ASFA to Deliver Official Position on Education Summit

SCPASA Motion Passes Unanimously

Students vote during a CSU General Assembly last spring. Photo Erin Sparks

Like it or not, students will have their voices heard at the upcoming education summit.

Nearly 30 arts and science student organizations at Concordia must deliver the position of their members on the summit. This follows the passing of a motion at the Arts and Science Federation of Associations council meeting last week.

Proposed by the School of Community and Public Affairs Student Association, the motion was voted in unanimously by ASFA council members.

Created in anticipation of the upcoming summit on education proposed by the Parti Québécois, it requires all other member associations to reach consensus amongst their membership either through general assembly or referendum.

A date has not been announced for the summit, but it is expected to be held this November.

“General assemblies are the highest decision-making body [of MAs], so we felt that to make the proper decision for the summit, [the SCPASA] had to consult with our students,” said Anthony Garoufalis-Auger, executive secretary of the SPCASA.

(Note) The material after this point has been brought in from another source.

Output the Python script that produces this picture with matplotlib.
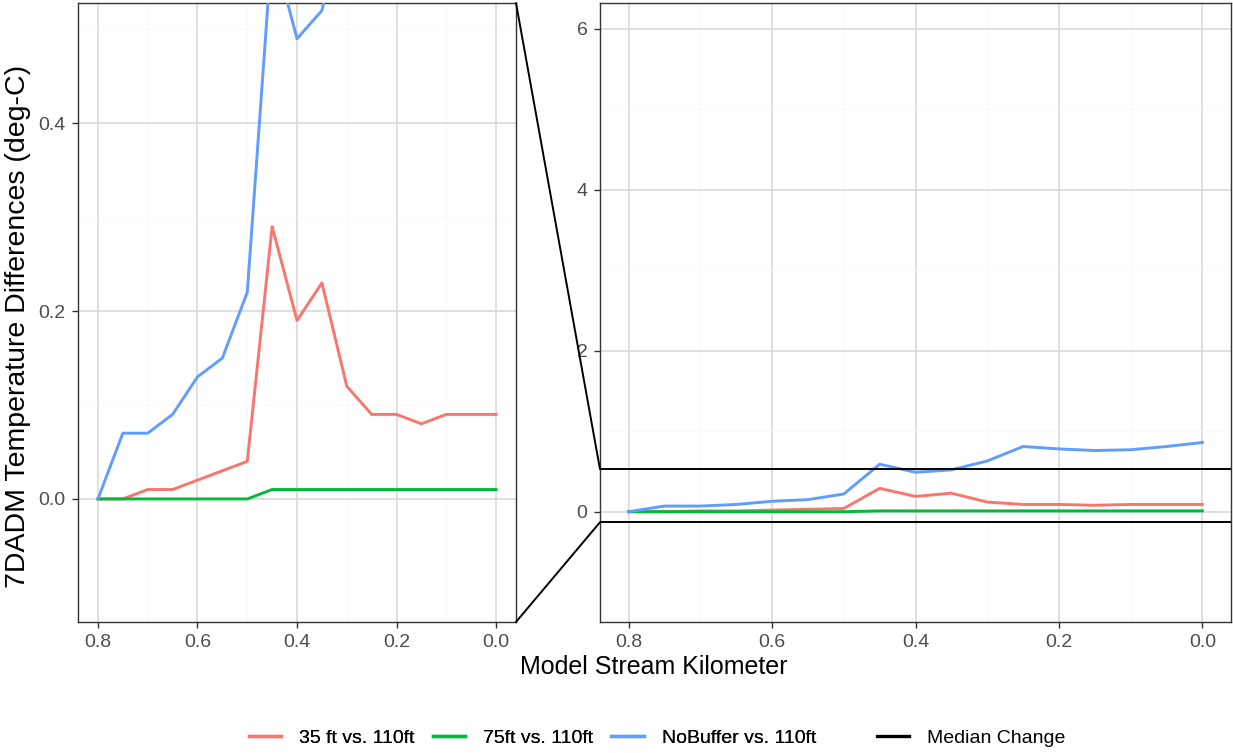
import matplotlib.pyplot as plt
import numpy as np
from matplotlib.lines import Line2D
from matplotlib.patches import ConnectionPatch

plt.rcParams['font.family'] = ['Liberation Sans', 'DejaVu Sans']

# model stream km, upstream (0.8) to downstream (0.0)
km = [0.80, 0.75, 0.70, 0.65, 0.60, 0.55, 0.50, 0.45, 0.40,
      0.35, 0.30, 0.25, 0.20, 0.15, 0.10, 0.05, 0.00]
diff_35 = [0.00, 0.00, 0.01, 0.01, 0.02, 0.03, 0.04, 0.29, 0.19,
           0.23, 0.12, 0.09, 0.09, 0.08, 0.09, 0.09, 0.09]
diff_75 = [0.00, 0.00, 0.00, 0.00, 0.00, 0.00, 0.00, 0.01, 0.01,
           0.01, 0.01, 0.01, 0.01, 0.01, 0.01, 0.01, 0.01]
diff_nobuf = [0.00, 0.07, 0.07, 0.09, 0.13, 0.15, 0.22, 0.59, 0.49,
              0.52, 0.63, 0.81, 0.78, 0.76, 0.77, 0.81, 0.86]

series = [("35 ft vs. 110ft", diff_35, "#F8766D"),
          ("75ft vs. 110ft", diff_75, "#00BA38"),
          ("NoBuffer vs. 110ft", diff_nobuf, "#619CFF")]

zoom_lim = (-0.131, 0.528)
full_lim = (-1.37, 6.32)
x_lim = (0.84, -0.04)

fig = plt.figure(figsize=(12.33, 7.53), dpi=100)
ax1 = fig.add_axes([0.0633, 0.174, 0.3552, 0.822])
ax2 = fig.add_axes([0.4866, 0.174, 0.5118, 0.822])

for ax, ylim, yt in [(ax1, zoom_lim, [0.0, 0.2, 0.4]), (ax2, full_lim, [0, 2, 4, 6])]:
    for name, vals, col in series:
        ax.plot(km, vals, color=col, lw=2.1, label=name, zorder=3)
    ax.set_xlim(*x_lim)
    ax.set_ylim(*ylim)
    ax.set_xticks([0.8, 0.6, 0.4, 0.2, 0.0])
    ax.set_xticklabels(["0.8", "0.6", "0.4", "0.2", "0.0"])
    ax.set_yticks(yt)
    ax.set_xticks([0.7, 0.5, 0.3, 0.1], minor=True)
    ax.grid(True, which='major', color='#D6D6D6', lw=1.1, zorder=0)
    ax.grid(True, which='minor', color='#F7F7F7', lw=0.5, zorder=0)
    ax.tick_params(which='major', direction='out', length=4, width=1,
                   color='#333333', labelcolor='#4D4D4D', labelsize=14, pad=5)
    ax.tick_params(which='minor', length=0)
    for s in ax.spines.values():
        s.set_color('#333333')
        s.set_linewidth(1.0)

ax1.set_yticks([0.1, 0.3, 0.5], minor=True)
ax1.set_yticklabels(["0.0", "0.2", "0.4"])
ax2.set_yticks([1, 3, 5], minor=True)
ax2.set_yticklabels(["0", "2", "4", "6"])

# zoom window shown on the full panel
for yv in zoom_lim:
    ax2.axhline(yv, color='black', lw=1.4, zorder=4)

# connectors between the zoom panel and the zoom window
for ya, yb in [(1, zoom_lim[1]), (0, zoom_lim[0])]:
    cp = ConnectionPatch(xyA=(1, ya), coordsA=ax1.transAxes,
                         xyB=(x_lim[0], yb), coordsB=ax2.transData,
                         color='black', lw=1.4)
    fig.add_artist(cp)

fig.text(0.0145, 0.566, "7DADM Temperature Differences (deg-C)", rotation=90,
         ha='center', va='center', fontsize=20.5)
fig.text(0.530, 0.114, "Model Stream Kilometer", ha='center', va='center', fontsize=18)

h1 = [Line2D([], [], color=c, lw=2.4) for _, _, c in series]
leg1 = fig.legend(h1, [n for n, _, _ in series], loc='center', ncol=3,
                  bbox_to_anchor=(0.432, 0.02), frameon=False, fontsize=14,
                  handlelength=1.65, columnspacing=0.93, handletextpad=0.93)
fig.add_artist(leg1)
fig.legend([Line2D([], [], color='black', lw=2.4)], ["Median Change"], loc='center',
           bbox_to_anchor=(0.7875, 0.02), frameon=False, fontsize=14,
           handlelength=1.65, handletextpad=0.93)

fig.savefig("out.png", dpi=100)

“We felt it would be in the best interest of the university of Concordia, and ASFA students, if other MAs did the same thing,” he added.

SCPASA gave no notice to ASFA or other member associations prior to presenting the motion to the council at Thursday’s meeting. ASFA, which according to the SCPASA mandate must help facilitate the general assemblies and referenda, is now preparing a committee to coordinate with the member associations.

It will prepare questions and concerns shared by the associations and present them to the Concordia Student Union. The student union will then represent ASFA and its members as a part of the Fédération étudiante universitaire du Québec at the proposed education summit.

“We have a bit of an action plan, but we haven’t appointed committee members and we haven’t created the committee yet,” said Caroline Bourbonnière, president of ASFA. The committee will be announced at the next general assembly, which Bourbonnière said will take place by the end of next week.

According to Garoufalis-Auger, the approximate two-month window before the education summit will be enough time to allow for a consensus to be formed amongst students.

“[Two months] is enough time for people to call general assemblies, or even two GAs if they need more time to think about it. I think it’s plenty of time to have a proper discussion about it,” he said.

ASFA VP Internal Veryan Goodship agreed, but maintained that the onus is on the MAs to round up their members to vote.

“ASFA can’t force MAs to hold general assemblies, we can only politely nudge and ask them to,” said Goodship, who acts as a liaison between ASFA and its MAs.

“I feel it is something that has to be more grassroots—where MAs take their own initiatives by holding general assemblies,” he explained.

ASFA will coordinate support for the assemblies, he continued, but will not provide direct financial compensation—which was proposed in the original motion put forward by SCPASA.

Member associations, which receive funding every year from ASFA, have money already available to them to finance the general assemblies. There is little cost to putting on a general assembly,” said Goodship.

“We’ve put on GAs without spending much money at all,” Garoufalis-Auger admitted. “I don’t think it’ll make much difference in terms of mobilizing for a GA.”

But assemblies need to be conducted seriously, he continued. “A GA is not something you do in a rush. You really have to engage the students, make classroom announcements, you have to plan in advance, you really have to make contact with students and explain to them the significance.”

Bourbonnière echoed the sentiment. “I am hoping students make the best of this opportunity to voice their opinion on the matter and address their questions,” she said.

As for the provincial government, she trusts they will uphold their invitation to student leaders.

“I really hope the government actually provides us with this opportunity to express ourselves, and I hope that’s not just an empty promise, because a lot of people are very excited about this.”